Ruling Nepal Communist Party stares at tough by-electionGovernment’s poor show and controversies surrounding some leaders could affect performance during polls, analysts say.
The ruling Nepal Communist Party with 174 lawmakers is just a little shy of commanding a two-thirds majority in the 275-member federal parliament. The party also runs majority governments in six out of seven provinces. The 2017 elections certainly installed the Communist Party as the biggest political force in the country. But as the by-election approaches, things are not looking too good for the ruling party.
By-elections for 52 positions, including a vacant seat in the House of Representatives, is set to be held on November 30.
By-polls will also be held to elect three provincial assembly members, one mayor, three rural municipality chairmen, one rural municipality vice-chair and 43 ward chairs.
While all posts are equally important for the parties, the one position all of them will be vying for is Kaski Constituency 2. After the death of Rabindra Adhikari in a helicopter crash in February, a House of Representatives seat is vacant.
Analysts say the poor performance of the government, despite having such a huge electoral mandate, and some scandals involving ruling party leaders can have a massive impact during by-elections.
If elections of the Trekking Agency Association of Nepal, Thamel Tourism Development Council, Nepal Association of Foreign Employment Agencies and the Jhapa and Chitwan chapters of the Federation of Nepalese Chamber of Commerce and Industries are anything to go by, things do not look bright for the Nepal Communist Party. The party-affiliated panels have faced defeats in these elections.
Jhapa and Chitwan are Oli and Dahals constituencies, respectively.
“There are two reasons for the defeat of NCP candidates in these elections. First, the business community is not satisfied with the economic policy of the government. Second, the two communist parties are yet to unify in a true sense,” said Jhalak Subedi, a political analyst who has closely followed Nepal’s leftist politics for decades.
Even more than a year and a half after the merger of CPN-UML and the CPN (Maoist Centre), party members are yet to internalise the unification, as wrangling has continued over various issues.
“It’s worrisome and shameful for the unified communist party to have lost such minor elections,” said Subedi.
Besides the recent mini-elections and poor performance of the government, the ruling party has been dealing with some major scandals involving its leaders.

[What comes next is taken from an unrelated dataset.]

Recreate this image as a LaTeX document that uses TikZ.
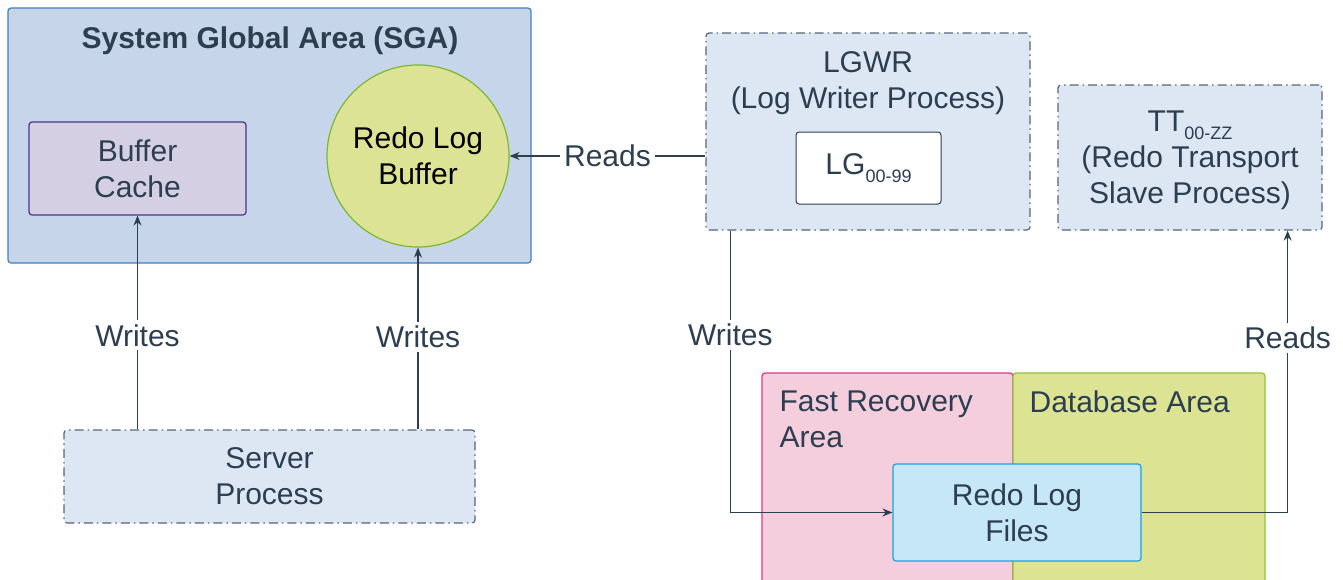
\documentclass[tikz,border=0pt]{standalone}
\usepackage{fontspec}
\setmainfont{Liberation Sans}
\usetikzlibrary{arrows.meta,positioning}

\definecolor{ink}{HTML}{2C3E50}
\definecolor{sgafill}{HTML}{C6D5EA}
\definecolor{sgaline}{HTML}{3D82C4}
\definecolor{cachefill}{HTML}{D5CFE4}
\definecolor{cacheline}{HTML}{45358F}
\definecolor{rlbfill}{HTML}{DCE394}
\definecolor{rlbline}{HTML}{7CB82F}
\definecolor{procfill}{HTML}{DCE7F3}
\definecolor{procline}{HTML}{56677A}
\definecolor{frafill}{HTML}{F5CEDD}
\definecolor{fraline}{HTML}{E3348B}
\definecolor{dbafill}{HTML}{DCE393}
\definecolor{dbaline}{HTML}{8EC13C}
\definecolor{rlffill}{HTML}{C6E7F7}
\definecolor{rlfline}{HTML}{1BA1E2}

\newcommand{\lowtag}[1]{\raisebox{-8pt}{\fontsize{18}{18}\selectfont #1}}

\begin{document}
\begin{tikzpicture}[x=1pt,y=-1pt,
        every node/.style={font=\fontsize{30}{36}\selectfont, text=ink},
        box/.style={draw, rectangle, rounded corners=3pt, inner sep=0pt, align=center, line width=1.2pt},
        proc/.style={box, draw=procline, fill=procfill, dash pattern=on 9pt off 4pt on 1.5pt off 4pt},
        link/.style={draw=ink, line width=1.3pt, -{Stealth[length=10pt,width=8pt]}},
        lbl/.style={fill=white, inner sep=4pt}]
    \useasboundingbox (0,0) rectangle (1343,579);

    \node [box, draw=sgaline, fill=sgafill, minimum width=523pt, minimum height=255pt] (sga) at (269.5,135.5) {};
    \node [font=\fontsize{30}{36}\selectfont\bfseries] (sgatext) at (270,41) {System Global Area (SGA)};
    \node [box, draw=cacheline, fill=cachefill, minimum width=217pt, minimum height=93pt] (cache) at (137.5,168.5) {Buffer\\Cache};
    \node [circle, draw=rlbline, fill=rlbfill, line width=1.2pt, minimum size=182pt, inner sep=0pt, align=center, text=black] (rlb) at (418,156) {Redo Log\\Buffer};

    \node [proc, minimum width=324pt, minimum height=197pt] (lgwr) at (868,131.5) {};
    \node [align=center] (lgwrtext) at (868,83) {LGWR\\(Log Writer Process)};
    \node [box, draw=ink, fill=white, line width=1pt, minimum width=145pt, minimum height=72pt] (lg) at (868.5,168) {LG\lowtag{00-99}};
    \node [proc, minimum width=264pt, minimum height=145pt] (tt) at (1190,157.5) {};
    \node [align=center] (tttext) at (1190,160) {TT\lowtag{00-ZZ}\\(Redo Transport\\Slave Process)};
    \node [proc, minimum width=411pt, minimum height=93pt] (srv) at (269.5,476.5) {Server\\Process};

    \node [box, draw=fraline, fill=frafill, minimum width=251pt, minimum height=227pt] (fra) at (887.5,486.5) {};
    \node [box, draw=dbaline, fill=dbafill, minimum width=252pt, minimum height=227pt] (dba) at (1139,486.5) {};
    \node [anchor=north west, align=left, inner sep=0pt] (fratext) at ([shift={(18,18)}]fra.north west) {Fast Recovery\\Area};
    \node [anchor=north west, align=left, inner sep=0pt] (dbatext) at ([shift={(17,18)}]dba.north west) {Database Area};
    \node [box, draw=rlfline, fill=rlffill, minimum width=248pt, minimum height=97pt] (rlf) at (1017,512.5) {Redo Log\\Files};

    \draw [link] (cache.south |- srv.north) -- node[lbl, pos=0.44] {Writes} (cache.south);
    \draw [link] (rlb.south |- srv.north) -- node[lbl, pos=0.51] {Writes} (rlb.south);
    \draw [link] (lgwr.west |- rlb.east) -- node[lbl] {Reads} (rlb.east);
    \draw [link] ([xshift=25pt]lgwr.south west) |- node[lbl, pos=0.185] {Writes} (rlf.west);
    \draw [link] (rlf.east) -| node[lbl, pos=0.81] {Reads} ([xshift=-35pt]tt.south east);
\end{tikzpicture}
\end{document}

Party General Secretary Bishnu Poudel has been embroiled in controversy in an illegal land purchase deal. In the most recent case, Krishna Bahadur Mahara, one of the key leaders of the party, had to step down as the House Speaker following rape allegations against him.

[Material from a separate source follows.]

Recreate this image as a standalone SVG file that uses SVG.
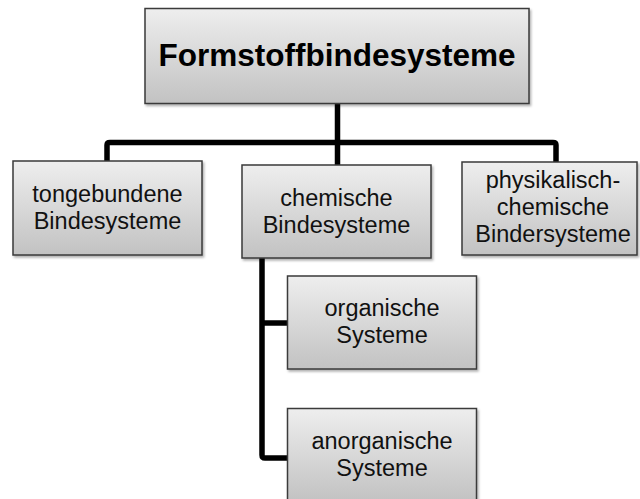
<svg xmlns="http://www.w3.org/2000/svg" width="640" height="499" viewBox="0 0 640 499">
  <defs>
    <linearGradient id="boxFill" x1="0" y1="0" x2="0" y2="1">
      <stop offset="0" stop-color="#eeeeee"/>
      <stop offset="1" stop-color="#c2c2c2"/>
    </linearGradient>
    <filter id="shadow" x="-5%" y="-5%" width="115%" height="120%">
      <feDropShadow dx="1.5" dy="2" stdDeviation="1.2" flood-color="#000" flood-opacity="0.3"/>
    </filter>
  </defs>
  <style>
    .box { fill: url(#boxFill); stroke: #3a3a3a; stroke-width: 1.5; filter: url(#shadow); }
    .lbl { font-family: "Liberation Sans", Arial, sans-serif; font-size: 23.5px; fill: #111; text-anchor: middle; }
    .title { font-family: "Liberation Sans", Arial, sans-serif; font-size: 31.5px; font-weight: bold; fill: #000; text-anchor: middle; }
    .wire { fill: none; stroke: #000; stroke-width: 5.5; stroke-linejoin: round; }
  </style>

  <rect width="640" height="499" fill="#fff"/>

  <!-- connectors -->
  <g id="connectors">
    <path class="wire" d="M337.5,104 V165"/>
    <path class="wire" d="M107,161 V145 Q107,142.5 110,142.5 H553 Q556,142.5 556,145 V162"/>
    <path class="wire" d="M262,258 V455 Q262,458 265,458 H288"/>
    <path class="wire" d="M262,323 H288"/>
  </g>

  <!-- root node -->
  <g id="node-root">
    <rect class="box" x="145" y="8.5" width="384" height="95"/>
    <text class="title" x="337" y="66">Formstoffbindesysteme</text>
  </g>

  <g id="node-tongebunden">
    <rect class="box" x="13" y="161" width="189" height="94"/>
    <text class="lbl" x="107.5" y="201.5">tongebundene</text>
    <text class="lbl" x="107.5" y="228.5">Bindesysteme</text>
  </g>

  <g id="node-chemisch">
    <rect class="box" x="242" y="165" width="189" height="93"/>
    <text class="lbl" x="336.5" y="205.5">chemische</text>
    <text class="lbl" x="336.5" y="232.5">Bindesysteme</text>
  </g>

  <g id="node-physikalisch">
    <rect class="box" x="462" y="162" width="175" height="93"/>
    <text class="lbl" x="553" y="188">physikalisch-</text>
    <text class="lbl" x="553" y="215">chemische</text>
    <text class="lbl" x="553" y="242">Bindersysteme</text>
  </g>

  <g id="node-organisch">
    <rect class="box" x="287.5" y="276" width="189" height="93"/>
    <text class="lbl" x="382" y="315.5">organische</text>
    <text class="lbl" x="382" y="342.5">Systeme</text>
  </g>

  <g id="node-anorganisch">
    <rect class="box" x="287.5" y="408.5" width="189" height="93"/>
    <text class="lbl" x="382" y="448.5">anorganische</text>
    <text class="lbl" x="382" y="475.5">Systeme</text>
  </g>
</svg>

“The Mahara case has put the ruling party on the defensive,” said Subedi. “Such scandals could also have implications during the by-elections.”
Oli had ensured a victory for his party in 2017 elections on the nationalistic plank, as the country was crippled by an Indian border blockade in 2015 just after the devastating earthquakes.
The two communist parties had jointly fought elections promising prosperity.
But the government’s performance in the last one and a half years has not been up to the mark, with even party insiders expressing their dissatisfaction at the Oli administration.
Some of the controversial bills the Oli administration has introduced too have courted controversy.
In this scenario, a political commentator says, independent voters’ response will be crucial for the ruling party.
“Earlier Oli’s nationalist posturing had attracted swing votes, but the government’s popularity has been fading fast,” said Shyam Shrestha. “The government and the party have been embroiled in controversies one after the other. The party may have to pay a price for that during the upcoming elections.”
According to Shrestha, organisational votes alone won’t be sufficient to win elections, as around 40 percent of the independent voters play a crucial role.
Party leaders, however, are optimistic.
“We are not a mass-based party, we are a cadre-based mass party,” said Yubaraj Chaulagain, a central committee member. “For a party like ours, there is always a chance of positive results even during the time of crisis.”
Chaulagain, however, agrees that the ruling party is not going through encouraging times.
“It’s unfortunate that a party leading nearly a two-thirds majority government is going through such a rough patch,” said Chaulagain.